The review was announced in October by Transport Secretary Grant Shapps, who said recommendations would be made in "a matter of weeks".
Claire Mercer, whose husband Jason was killed on the M1, said it was taking a "ludicrous" amount of time.
The Department for Transport said it expected to conclude its work shortly.
Thirty-eight people have been killed on smart motorways across the country in the past five years.
Mr Mercer, 44, had pulled over to exchange details after a minor collision with another motorist where the hard shoulder is now an active lane.
Both men were killed when an HGV hit them near junction 34 at Meadowhall in South Yorkshire in June.
Ms Mercer, from Rotherham, said his death had "shattered" her life.
"After he died, I was very, very ill and had to be put on strong medication just to stop me shaking."
She has since spearheaded a campaign group called Smart Motorways Kill and is in the process of bringing a High Court legal challenge calling for them to be scrapped.

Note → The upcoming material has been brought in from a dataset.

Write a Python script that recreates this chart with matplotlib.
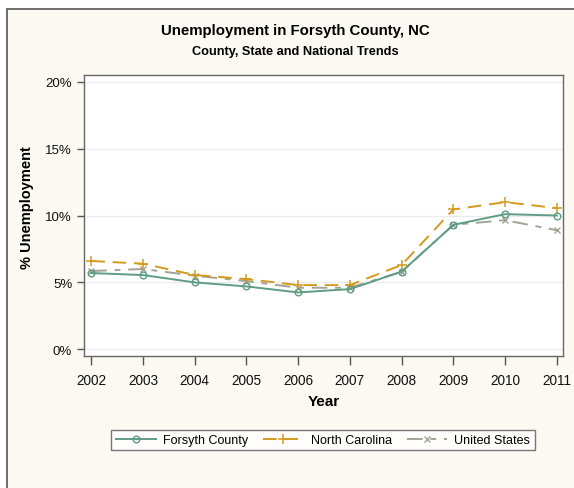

Her efforts are being backed by the family of Nargis Bashir, who was also killed on the M1 in South Yorkshire.
Mrs Bashir, 62, from Darnall, Sheffield, died near Woodall services in September 2018 after she and her husband had broken down in a live lane.
Daughter Saima Akhtar said: "What we've lost is indescribable. Mum was the bedrock. She held the family together."
She said the government needed to take "urgent action" so other families did not have to endure the same nightmare.
A Department for Transport spokesperson said the "evidence stocktake... had been gathering facts on the safety of smart motorways in order to make recommendations".
The spokesperson added: "We owe it to those families to do this as thoroughly and as quickly as we can, and we expect to conclude this work and announce the outcome shortly."